How? Well, its late summer/early fall which is prime tomato time, and my CSA had too many and I was able to take some extra home. The tomatoes were beautiful, all different sizes, with colors ranging from yellow to red. I made my best efforts to eat them in every way I could but there were just too many.
So I did the logical thing. I made sauce. Normally I like to use packaged tomatoes to make my own tomato sauces, but I was given a perfect opportunity to do it the old-fashioned way. And so I did.
4 pounds tomatoes (any kind will do)
3 cloves garlic
1 small onion
1 teaspoon salt
1/2 teaspoon pepper
optional: 1 teaspoon red pepper flakes, 1 teaspoon italian seasoning, chopped basil for garnish.
Peel & seed tomatoes: Make a small x (piercing the skin) at the bottom of each tomato with a knife and put it in boiling water for 10 to 30 seconds. This will make the tomatoes extremely easy to peel.
Cut each tomato in half and squeeze out the seeds.
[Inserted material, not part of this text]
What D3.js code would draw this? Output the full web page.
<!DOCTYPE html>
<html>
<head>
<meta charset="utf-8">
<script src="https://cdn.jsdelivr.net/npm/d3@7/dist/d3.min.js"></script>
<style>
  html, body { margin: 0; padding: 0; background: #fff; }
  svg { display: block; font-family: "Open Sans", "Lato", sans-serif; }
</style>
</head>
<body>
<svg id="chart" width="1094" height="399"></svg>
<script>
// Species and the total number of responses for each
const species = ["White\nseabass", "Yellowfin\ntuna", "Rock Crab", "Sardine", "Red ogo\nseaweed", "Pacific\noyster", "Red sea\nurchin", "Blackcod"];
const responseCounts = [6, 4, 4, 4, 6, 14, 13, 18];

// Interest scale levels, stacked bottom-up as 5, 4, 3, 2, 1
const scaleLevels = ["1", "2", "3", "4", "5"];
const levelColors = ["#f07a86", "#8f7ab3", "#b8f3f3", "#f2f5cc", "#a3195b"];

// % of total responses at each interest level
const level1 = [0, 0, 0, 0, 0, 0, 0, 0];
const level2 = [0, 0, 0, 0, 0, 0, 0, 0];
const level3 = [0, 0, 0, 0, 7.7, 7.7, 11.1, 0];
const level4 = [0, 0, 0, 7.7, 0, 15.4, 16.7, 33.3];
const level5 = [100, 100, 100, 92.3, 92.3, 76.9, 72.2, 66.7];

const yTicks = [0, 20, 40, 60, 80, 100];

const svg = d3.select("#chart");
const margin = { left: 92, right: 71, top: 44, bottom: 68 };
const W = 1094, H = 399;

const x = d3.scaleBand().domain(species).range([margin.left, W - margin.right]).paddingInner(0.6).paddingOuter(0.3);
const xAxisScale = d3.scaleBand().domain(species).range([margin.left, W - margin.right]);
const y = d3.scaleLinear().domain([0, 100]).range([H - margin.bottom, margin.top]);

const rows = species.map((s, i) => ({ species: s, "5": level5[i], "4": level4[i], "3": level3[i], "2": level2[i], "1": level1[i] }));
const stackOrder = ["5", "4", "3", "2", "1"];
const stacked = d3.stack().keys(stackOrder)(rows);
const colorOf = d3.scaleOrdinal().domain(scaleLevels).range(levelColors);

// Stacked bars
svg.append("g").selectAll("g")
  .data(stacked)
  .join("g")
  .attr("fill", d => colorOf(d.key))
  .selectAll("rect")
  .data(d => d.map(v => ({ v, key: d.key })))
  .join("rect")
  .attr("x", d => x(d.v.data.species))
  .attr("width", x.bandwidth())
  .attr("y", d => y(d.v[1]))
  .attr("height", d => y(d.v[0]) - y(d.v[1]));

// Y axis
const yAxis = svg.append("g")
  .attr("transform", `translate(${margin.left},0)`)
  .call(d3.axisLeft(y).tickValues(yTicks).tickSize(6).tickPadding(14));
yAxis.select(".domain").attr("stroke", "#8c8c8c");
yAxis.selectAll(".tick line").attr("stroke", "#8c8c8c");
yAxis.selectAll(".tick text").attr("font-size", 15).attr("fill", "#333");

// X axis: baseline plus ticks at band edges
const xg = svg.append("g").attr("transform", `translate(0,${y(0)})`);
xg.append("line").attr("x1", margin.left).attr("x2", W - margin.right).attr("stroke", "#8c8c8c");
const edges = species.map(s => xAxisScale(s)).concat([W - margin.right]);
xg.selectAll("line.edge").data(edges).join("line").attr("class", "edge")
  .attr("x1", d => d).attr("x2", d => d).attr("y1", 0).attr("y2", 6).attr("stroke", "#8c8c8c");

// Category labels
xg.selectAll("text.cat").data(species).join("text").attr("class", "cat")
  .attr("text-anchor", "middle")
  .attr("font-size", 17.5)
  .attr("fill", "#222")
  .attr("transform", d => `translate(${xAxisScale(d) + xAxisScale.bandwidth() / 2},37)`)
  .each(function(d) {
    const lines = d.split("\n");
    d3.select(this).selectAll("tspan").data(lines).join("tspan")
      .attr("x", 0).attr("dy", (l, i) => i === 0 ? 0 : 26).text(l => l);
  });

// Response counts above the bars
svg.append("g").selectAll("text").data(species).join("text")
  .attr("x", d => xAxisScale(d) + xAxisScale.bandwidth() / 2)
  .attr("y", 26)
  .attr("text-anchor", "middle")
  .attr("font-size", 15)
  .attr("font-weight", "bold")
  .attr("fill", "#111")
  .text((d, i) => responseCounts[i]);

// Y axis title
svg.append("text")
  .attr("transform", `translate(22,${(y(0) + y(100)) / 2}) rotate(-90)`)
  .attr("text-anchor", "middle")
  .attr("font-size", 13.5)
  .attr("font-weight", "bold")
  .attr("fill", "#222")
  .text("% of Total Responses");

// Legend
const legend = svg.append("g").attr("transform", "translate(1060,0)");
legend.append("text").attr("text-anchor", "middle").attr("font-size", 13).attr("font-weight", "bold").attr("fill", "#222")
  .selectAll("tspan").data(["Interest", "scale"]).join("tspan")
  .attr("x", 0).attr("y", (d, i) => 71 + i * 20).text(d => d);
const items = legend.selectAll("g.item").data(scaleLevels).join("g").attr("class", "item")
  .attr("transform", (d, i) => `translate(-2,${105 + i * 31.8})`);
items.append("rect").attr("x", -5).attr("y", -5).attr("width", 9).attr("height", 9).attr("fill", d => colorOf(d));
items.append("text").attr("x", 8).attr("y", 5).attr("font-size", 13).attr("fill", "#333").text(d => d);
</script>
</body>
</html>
Finely chop the onions & garlic (I like to mince mine in a food processor). In a large pot, add the olive oil, garlic, and spices and cook 3-4 minutes until tender. Add the tomatoes and smash them with a potato masher until they have the desired consistency (I like mine extra chunky). Reduce to simmer and cover the sauce allowing it to cook for 40-60 minutes. Add more salt and pepper if desired. Serve over your favorite gluten free or whole grain pasta, and garnish with fresh basil if desired. Enjoy!
I have so much sauce, I think i will have to freeze the rest. But at least those tomatoes wont be haunting me anymore from my kitchen counter.